David Sternberg, executive vice president and general manager of Fox Sports International, believes the deal will yield a trio of benefits.
"We think this acquisition helps Fox Soccer Channel compete at a new level and will lead to more conversations with affiliates and more distribution," he said. "The Champions League should also help us drive ratings and bring in incremental sponsorship revenue."
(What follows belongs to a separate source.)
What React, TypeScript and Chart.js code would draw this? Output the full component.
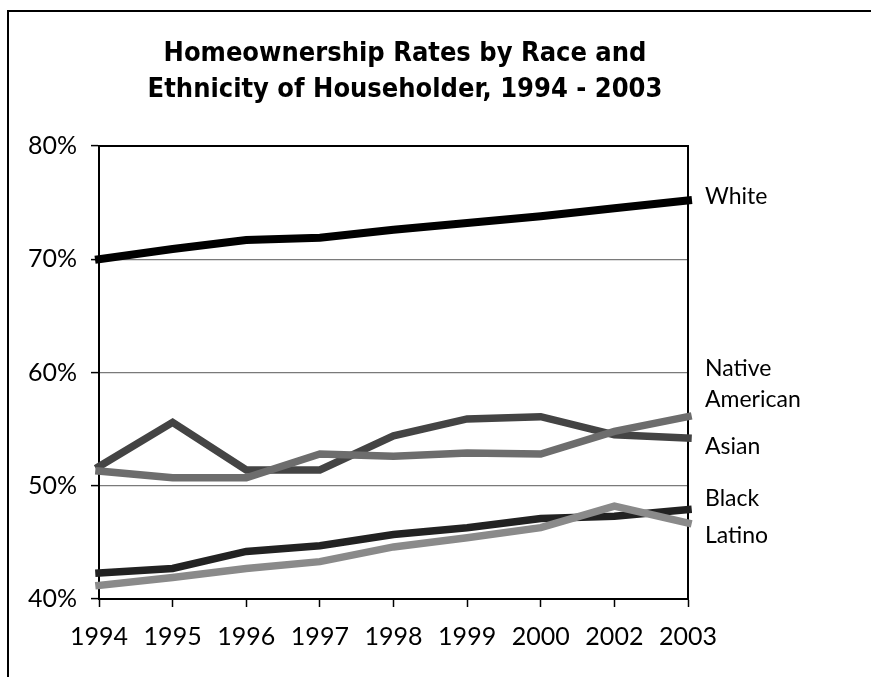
import React, { useEffect, useRef } from "react";
import { Chart, registerables } from "chart.js";

Chart.register(...registerables);

const years = ["1994", "1995", "1996", "1997", "1998", "1999", "2000", "2002", "2003"];
const white = [70.0, 70.9, 71.7, 71.9, 72.6, 73.2, 73.8, 74.5, 75.2];
const nativeAmerican = [51.7, 55.6, 51.4, 51.4, 54.4, 55.9, 56.1, 54.5, 54.2];
const asian = [51.3, 50.7, 50.7, 52.8, 52.6, 52.9, 52.8, 54.8, 56.1];
const black = [42.3, 42.7, 44.2, 44.7, 45.7, 46.3, 47.1, 47.3, 47.9];
const latino = [41.2, 41.9, 42.7, 43.3, 44.6, 45.4, 46.3, 48.2, 46.7];

const titleLines = ["Homeownership Rates by Race and", "Ethnicity of Householder, 1994 - 2003"];
const endLabels = ["White", "Native\nAmerican", "Asian", "Black", "Latino"];
const endLabelValues = [75.5, 59.0, 53.45, 48.85, 45.6];

const AXIS_FONT = "Lato, 'Open Sans', sans-serif";

const framePlugin = {
  id: "frame",
  beforeDatasetsDraw(chart: any) {
    const { ctx, chartArea } = chart;
    ctx.save();
    ctx.strokeStyle = "#000";
    ctx.lineWidth = 2;
    ctx.strokeRect(chartArea.left, chartArea.top, chartArea.right - chartArea.left, chartArea.bottom - chartArea.top);
    ctx.restore();
  },
};

const textPlugin = {
  id: "texts",
  afterDraw(chart: any) {
    const { ctx, chartArea } = chart;
    const yScale = chart.scales.y;
    ctx.save();
    // title
    ctx.fillStyle = "#000";
    ctx.font = "bold 27px 'DejaVu Sans Condensed', 'DejaVu Sans', sans-serif";
    ctx.textAlign = "center";
    ctx.textBaseline = "alphabetic";
    const titleX = 405;
    const baselines = [61, 97];
    titleLines.forEach((t, i) => ctx.fillText(t, titleX, baselines[i]));
    // end labels
    ctx.font = `23px ${AXIS_FONT}`;
    ctx.textAlign = "left";
    ctx.textBaseline = "middle";
    endLabels.forEach((lab, i) => {
      const lines = lab.split("\n");
      const cy = yScale.getPixelForValue(endLabelValues[i]);
      const lh = 31;
      lines.forEach((ln, j) => {
        const y = cy + (j - (lines.length - 1) / 2) * lh;
        ctx.fillText(ln, chartArea.right + 17, y);
      });
    });
    ctx.restore();
  },
};

export default function App() {
  const canvasRef = useRef<HTMLCanvasElement | null>(null);

  useEffect(() => {
    const canvas = canvasRef.current;
    if (!canvas) return;
    const mk = (label: string, data: number[], color: string, width: number) => ({
      label,
      data,
      borderColor: color,
      backgroundColor: color,
      borderWidth: width,
      pointRadius: 0,
      pointHoverRadius: 0,
      tension: 0,
      fill: false,
      borderCapStyle: "square" as const,
      borderJoinStyle: "miter" as const,
      clip: false as any,
    });
    const chart = new Chart(canvas, {
      type: "line",
      data: {
        labels: years,
        datasets: [
          mk("Latino", latino, "#8a8a8a", 7.5),
          mk("Black", black, "#222222", 7.5),
          mk("Asian", asian, "#6d6d6d", 7.5),
          mk("Native American", nativeAmerican, "#444444", 7.5),
          mk("White", white, "#000000", 8),
        ],
      },
      options: {
        animation: false,
        responsive: false,
        events: [],
        layout: { padding: { top: 146, right: 183, left: 0, bottom: 0 } },
        plugins: {
          legend: { display: false },
          title: { display: false },
          tooltip: { enabled: false },
        },
        scales: {
          x: {
            type: "category",
            offset: false,
            grid: {
              drawOnChartArea: false,
              drawTicks: true,
              tickLength: 8,
              tickColor: "#000",
              tickWidth: 1.5,
            },
            border: { color: "#000", width: 2 },
            ticks: {
              color: "#000",
              font: { family: AXIS_FONT, size: 25 },
              padding: 15,
              maxRotation: 0,
              autoSkip: false,
            },
            afterFit(scale: any) {
              scale.height = 78;
            },
          },
          y: {
            min: 40,
            max: 80,
            grid: {
              color: (c: any) => (c.tick && (c.tick.value === 40 || c.tick.value === 80) ? "rgba(0,0,0,0)" : "#7a7a7a"),
              lineWidth: 1.2,
              drawTicks: true,
              tickLength: 8,
              tickColor: "#000",
              tickWidth: 1.5,
            },
            border: { color: "#000", width: 2 },
            ticks: {
              stepSize: 10,
              color: "#000",
              font: { family: AXIS_FONT, size: 25 },
              padding: 14,
              callback: (v: any) => `${v}%`,
            },
            afterFit(scale: any) {
              scale.width = 99;
            },
          },
        },
      },
      plugins: [framePlugin, textPlugin],
    });
    return () => chart.destroy();
  }, []);

  return (
    <div style={{ position: "absolute", left: 0, top: 0, width: 871, height: 677, overflow: "hidden", background: "#fff" }}>
      <div
        style={{
          position: "absolute",
          left: 7,
          top: 10,
          width: 1000,
          height: 1000,
          borderLeft: "2px solid #000",
          borderTop: "2px solid #000",
          boxSizing: "border-box",
        }}
      />
      <canvas
        ref={canvasRef}
        width={871}
        height={677}
        style={{ position: "absolute", left: 0, top: 0, width: 871, height: 677 }}
      />
    </div>
  );
}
As the primary carrier, Fox Soccer Channel will broadcast 31 live -- kickoff will be at 2:45 p.m. (ET) on Tuesdays and Wednesdays -- and 79 delayed matches, including primetime encores of the 16 live FSN games on Tuesdays and the 31 debuting on Fox Sports en Espanol. The Spanish-language service, which counts some 14 million subscribers, including 5.3 million Hispanic households, will also air 63 encores. The tournament will expand with an added round, starting next August.
FSC will also present live pre- and post-game shows from its Los Angeles studios, and plans to air a 30-minute highlight show at the conclusion of each match day.
Sternberg believes the breadth of its coverage plans, not to mention the economic considerations, gave Fox the win.
"UEFA is very concerned with the proper presentation of its marquee, crown jewel event. We plan to give it as much attention and exposure as possible," he said.
In recent years, ESPN, whose three-year contract expires in May, has largely aired the matches in two windows --one live on ESPN2 and another in a delayed window on ESPN Classic.
The acquisition should also serve to "accelerate" Fox's HD plans, according to Sternberg. All 16 FSN Champions League matches will be in the enhanced format, as will the finale on FX. Sternberg said FSC plans to begin offering HD by the end of 2009. "If not, we'll certainly be there by the knockout stage of the tournament next year," he said, noting that there will be other HD exposures -- Italy's Serie A (four matches weekly) and England's Barclays Premier League (two) -- from its current holdings.
Sternberg expects FSC's coverage of clubs in those circuits will generate greater interest in the Champions League, which he believes will produce ratings in line with the EPL, its top Nielsen draw.
Speaking of the EPL, Sternberg said a time frame for bidding for Stateside rights has not been established yet. "I'm not sure exactly when that property will go to market, but it's our intention to retain the rights Fox has held over the past 11 years," he said.
Coupled with ESPN2 taking Major League Soccer out of its primetime fixture position on Thursday nights in favor of a rotating schedule, some are wondering if the total sports network is lessening its commitment to building its soccer presence in the U.S. Still, the worldwide leader in sports does hold the rights to FIFA's World Cup quadrennial competitions in 2010 and 2014 and the women's tournament in 2011. It recently fell short in its bid for EPL rights in the U.K.
ESPN officials, dismissing the notion of any diminished commitment to futbol, indicated they have interest in EPL rights in the U.S.